• EXERCISE BRIEF:
Everything from the first line of the data through the line with "(0,0) rectangle (881,1061);" is to be echoed exactly, minus the pictures.

• AVAILABLE DATA:
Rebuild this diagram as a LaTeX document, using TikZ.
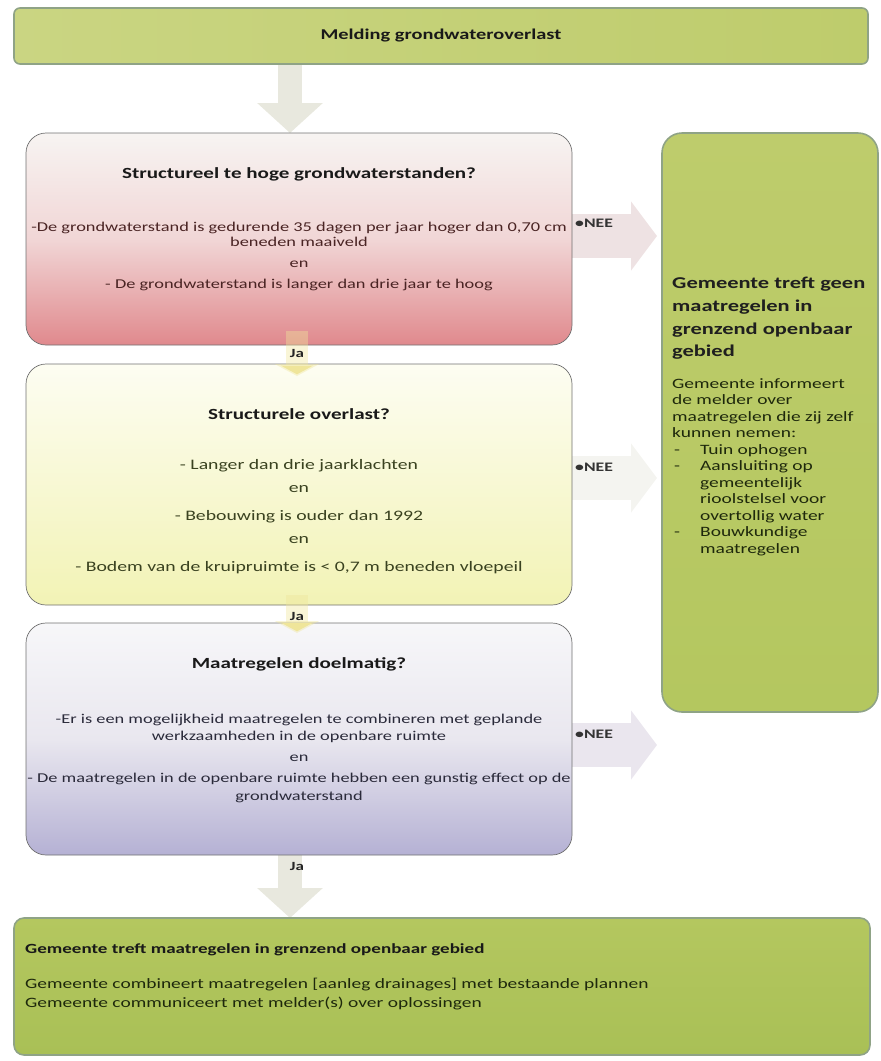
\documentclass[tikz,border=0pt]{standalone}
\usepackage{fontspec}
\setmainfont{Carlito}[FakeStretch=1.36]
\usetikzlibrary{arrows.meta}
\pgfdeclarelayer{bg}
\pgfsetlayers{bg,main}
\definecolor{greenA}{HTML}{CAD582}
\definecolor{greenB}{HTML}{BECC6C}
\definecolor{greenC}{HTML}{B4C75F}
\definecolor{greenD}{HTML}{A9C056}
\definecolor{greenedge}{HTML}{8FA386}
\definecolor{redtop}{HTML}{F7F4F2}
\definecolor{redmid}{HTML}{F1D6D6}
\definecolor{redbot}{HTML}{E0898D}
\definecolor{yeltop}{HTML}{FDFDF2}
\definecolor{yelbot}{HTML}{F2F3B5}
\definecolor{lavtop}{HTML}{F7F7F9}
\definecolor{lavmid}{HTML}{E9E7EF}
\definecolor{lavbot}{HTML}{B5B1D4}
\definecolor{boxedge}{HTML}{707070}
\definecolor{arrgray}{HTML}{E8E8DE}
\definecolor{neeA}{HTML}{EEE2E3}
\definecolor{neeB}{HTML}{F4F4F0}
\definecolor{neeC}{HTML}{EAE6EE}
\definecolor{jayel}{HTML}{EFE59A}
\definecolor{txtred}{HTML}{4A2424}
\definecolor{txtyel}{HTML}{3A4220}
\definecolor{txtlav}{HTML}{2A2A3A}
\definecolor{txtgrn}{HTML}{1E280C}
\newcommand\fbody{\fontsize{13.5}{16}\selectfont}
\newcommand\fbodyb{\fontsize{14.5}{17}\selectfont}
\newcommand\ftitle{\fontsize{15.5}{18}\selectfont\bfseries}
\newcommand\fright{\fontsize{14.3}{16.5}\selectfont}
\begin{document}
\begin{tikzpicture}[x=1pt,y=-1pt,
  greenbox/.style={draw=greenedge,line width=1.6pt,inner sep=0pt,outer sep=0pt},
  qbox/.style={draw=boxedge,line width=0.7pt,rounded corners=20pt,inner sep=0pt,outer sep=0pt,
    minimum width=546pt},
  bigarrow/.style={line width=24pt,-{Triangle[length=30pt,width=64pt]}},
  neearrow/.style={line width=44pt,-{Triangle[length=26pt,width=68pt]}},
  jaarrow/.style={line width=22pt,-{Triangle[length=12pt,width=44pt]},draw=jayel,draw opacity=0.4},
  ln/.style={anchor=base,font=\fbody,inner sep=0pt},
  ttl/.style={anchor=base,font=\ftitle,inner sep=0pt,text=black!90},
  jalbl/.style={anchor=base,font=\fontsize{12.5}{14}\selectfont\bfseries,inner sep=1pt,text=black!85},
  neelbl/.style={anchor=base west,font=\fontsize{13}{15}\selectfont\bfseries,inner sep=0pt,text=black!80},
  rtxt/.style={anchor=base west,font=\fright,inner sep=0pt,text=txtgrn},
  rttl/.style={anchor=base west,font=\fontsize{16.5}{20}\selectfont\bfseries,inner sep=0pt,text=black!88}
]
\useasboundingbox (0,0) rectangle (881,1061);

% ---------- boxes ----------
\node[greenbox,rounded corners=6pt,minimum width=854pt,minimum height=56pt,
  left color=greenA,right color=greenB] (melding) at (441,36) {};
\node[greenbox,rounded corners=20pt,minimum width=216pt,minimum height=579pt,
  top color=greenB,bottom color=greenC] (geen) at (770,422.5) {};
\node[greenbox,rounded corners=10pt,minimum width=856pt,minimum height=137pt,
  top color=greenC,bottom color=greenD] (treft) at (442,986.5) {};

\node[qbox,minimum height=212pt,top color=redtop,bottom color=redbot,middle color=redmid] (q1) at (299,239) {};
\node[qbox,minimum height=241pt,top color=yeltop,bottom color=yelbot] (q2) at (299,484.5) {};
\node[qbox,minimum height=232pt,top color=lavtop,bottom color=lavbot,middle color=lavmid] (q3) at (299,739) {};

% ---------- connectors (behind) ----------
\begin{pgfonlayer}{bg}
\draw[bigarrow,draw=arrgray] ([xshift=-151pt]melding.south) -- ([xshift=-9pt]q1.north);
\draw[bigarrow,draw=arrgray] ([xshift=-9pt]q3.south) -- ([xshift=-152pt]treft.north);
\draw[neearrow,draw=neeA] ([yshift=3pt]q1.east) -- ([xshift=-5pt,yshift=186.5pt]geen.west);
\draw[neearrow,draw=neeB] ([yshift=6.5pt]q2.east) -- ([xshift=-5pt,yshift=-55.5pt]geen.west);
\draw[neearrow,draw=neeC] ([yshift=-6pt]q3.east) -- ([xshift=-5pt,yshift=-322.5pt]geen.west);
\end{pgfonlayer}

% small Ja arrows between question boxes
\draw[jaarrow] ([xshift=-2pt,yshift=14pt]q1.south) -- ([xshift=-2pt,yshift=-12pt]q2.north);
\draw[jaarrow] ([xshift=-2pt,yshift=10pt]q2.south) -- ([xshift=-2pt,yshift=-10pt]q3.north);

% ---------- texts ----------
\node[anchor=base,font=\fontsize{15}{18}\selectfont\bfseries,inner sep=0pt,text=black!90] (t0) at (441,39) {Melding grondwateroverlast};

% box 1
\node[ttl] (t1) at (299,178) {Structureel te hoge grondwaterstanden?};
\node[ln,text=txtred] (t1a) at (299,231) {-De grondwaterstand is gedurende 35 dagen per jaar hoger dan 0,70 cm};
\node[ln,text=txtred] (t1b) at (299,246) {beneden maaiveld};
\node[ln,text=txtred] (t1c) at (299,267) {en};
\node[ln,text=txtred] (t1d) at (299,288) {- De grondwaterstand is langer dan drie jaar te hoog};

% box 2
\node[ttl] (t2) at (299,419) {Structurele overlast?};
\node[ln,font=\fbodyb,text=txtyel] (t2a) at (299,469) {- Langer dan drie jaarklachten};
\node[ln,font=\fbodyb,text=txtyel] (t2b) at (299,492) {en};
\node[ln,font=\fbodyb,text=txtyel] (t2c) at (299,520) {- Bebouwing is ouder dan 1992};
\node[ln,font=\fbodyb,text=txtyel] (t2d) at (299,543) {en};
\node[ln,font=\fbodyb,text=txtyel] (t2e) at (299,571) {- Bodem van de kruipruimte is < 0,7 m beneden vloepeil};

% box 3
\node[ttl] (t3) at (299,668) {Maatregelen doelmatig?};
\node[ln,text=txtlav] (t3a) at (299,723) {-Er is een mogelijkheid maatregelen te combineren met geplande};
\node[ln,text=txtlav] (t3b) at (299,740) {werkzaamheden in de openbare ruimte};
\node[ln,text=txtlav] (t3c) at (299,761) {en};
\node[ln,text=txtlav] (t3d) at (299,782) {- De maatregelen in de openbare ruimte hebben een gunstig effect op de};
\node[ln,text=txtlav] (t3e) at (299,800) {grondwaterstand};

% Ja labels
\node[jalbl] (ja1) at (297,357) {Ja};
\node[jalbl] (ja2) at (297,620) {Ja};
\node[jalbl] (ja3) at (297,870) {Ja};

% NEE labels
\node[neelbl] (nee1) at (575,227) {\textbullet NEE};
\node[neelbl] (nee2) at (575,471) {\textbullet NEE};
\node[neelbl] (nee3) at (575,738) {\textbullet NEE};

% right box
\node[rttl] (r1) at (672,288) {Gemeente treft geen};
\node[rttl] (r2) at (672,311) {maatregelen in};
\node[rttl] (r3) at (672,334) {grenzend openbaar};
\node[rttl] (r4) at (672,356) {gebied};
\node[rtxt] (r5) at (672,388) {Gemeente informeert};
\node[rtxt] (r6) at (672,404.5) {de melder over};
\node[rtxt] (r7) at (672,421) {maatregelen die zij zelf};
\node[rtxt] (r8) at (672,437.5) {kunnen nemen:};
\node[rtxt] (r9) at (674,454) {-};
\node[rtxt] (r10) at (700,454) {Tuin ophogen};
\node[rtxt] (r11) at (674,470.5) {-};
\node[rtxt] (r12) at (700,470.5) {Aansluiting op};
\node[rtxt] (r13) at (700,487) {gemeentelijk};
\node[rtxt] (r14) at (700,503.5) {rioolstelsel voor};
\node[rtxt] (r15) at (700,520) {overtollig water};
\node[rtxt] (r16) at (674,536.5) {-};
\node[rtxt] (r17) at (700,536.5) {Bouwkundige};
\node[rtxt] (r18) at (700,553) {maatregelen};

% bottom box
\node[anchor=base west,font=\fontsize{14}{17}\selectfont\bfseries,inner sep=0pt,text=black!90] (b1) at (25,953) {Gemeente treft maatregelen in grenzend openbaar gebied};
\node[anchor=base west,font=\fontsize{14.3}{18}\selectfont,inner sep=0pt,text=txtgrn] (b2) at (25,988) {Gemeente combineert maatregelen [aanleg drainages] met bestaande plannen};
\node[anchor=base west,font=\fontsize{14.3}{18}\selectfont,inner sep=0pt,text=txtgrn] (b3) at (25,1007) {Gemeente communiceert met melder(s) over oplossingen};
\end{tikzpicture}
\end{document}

• ANSWER FOR THE TASK:
Rebuild this diagram as a LaTeX document, using TikZ.
\documentclass[tikz,border=0pt]{standalone}
\usepackage{fontspec}
\setmainfont{Carlito}[FakeStretch=1.36]
\usetikzlibrary{arrows.meta}
\pgfdeclarelayer{bg}
\pgfsetlayers{bg,main}
\definecolor{greenA}{HTML}{CAD582}
\definecolor{greenB}{HTML}{BECC6C}
\definecolor{greenC}{HTML}{B4C75F}
\definecolor{greenD}{HTML}{A9C056}
\definecolor{greenedge}{HTML}{8FA386}
\definecolor{redtop}{HTML}{F7F4F2}
\definecolor{redmid}{HTML}{F1D6D6}
\definecolor{redbot}{HTML}{E0898D}
\definecolor{yeltop}{HTML}{FDFDF2}
\definecolor{yelbot}{HTML}{F2F3B5}
\definecolor{lavtop}{HTML}{F7F7F9}
\definecolor{lavmid}{HTML}{E9E7EF}
\definecolor{lavbot}{HTML}{B5B1D4}
\definecolor{boxedge}{HTML}{707070}
\definecolor{arrgray}{HTML}{E8E8DE}
\definecolor{neeA}{HTML}{EEE2E3}
\definecolor{neeB}{HTML}{F4F4F0}
\definecolor{neeC}{HTML}{EAE6EE}
\definecolor{jayel}{HTML}{EFE59A}
\definecolor{txtred}{HTML}{4A2424}
\definecolor{txtyel}{HTML}{3A4220}
\definecolor{txtlav}{HTML}{2A2A3A}
\definecolor{txtgrn}{HTML}{1E280C}
\newcommand\fbody{\fontsize{13.5}{16}\selectfont}
\newcommand\fbodyb{\fontsize{14.5}{17}\selectfont}
\newcommand\ftitle{\fontsize{15.5}{18}\selectfont\bfseries}
\newcommand\fright{\fontsize{14.3}{16.5}\selectfont}
\begin{document}
\begin{tikzpicture}[x=1pt,y=-1pt,
  greenbox/.style={draw=greenedge,line width=1.6pt,inner sep=0pt,outer sep=0pt},
  qbox/.style={draw=boxedge,line width=0.7pt,rounded corners=20pt,inner sep=0pt,outer sep=0pt,
    minimum width=546pt},
  bigarrow/.style={line width=24pt,-{Triangle[length=30pt,width=64pt]}},
  neearrow/.style={line width=44pt,-{Triangle[length=26pt,width=68pt]}},
  jaarrow/.style={line width=22pt,-{Triangle[length=12pt,width=44pt]},draw=jayel,draw opacity=0.4},
  ln/.style={anchor=base,font=\fbody,inner sep=0pt},
  ttl/.style={anchor=base,font=\ftitle,inner sep=0pt,text=black!90},
  jalbl/.style={anchor=base,font=\fontsize{12.5}{14}\selectfont\bfseries,inner sep=1pt,text=black!85},
  neelbl/.style={anchor=base west,font=\fontsize{13}{15}\selectfont\bfseries,inner sep=0pt,text=black!80},
  rtxt/.style={anchor=base west,font=\fright,inner sep=0pt,text=txtgrn},
  rttl/.style={anchor=base west,font=\fontsize{16.5}{20}\selectfont\bfseries,inner sep=0pt,text=black!88}
]
\useasboundingbox (0,0) rectangle (881,1061);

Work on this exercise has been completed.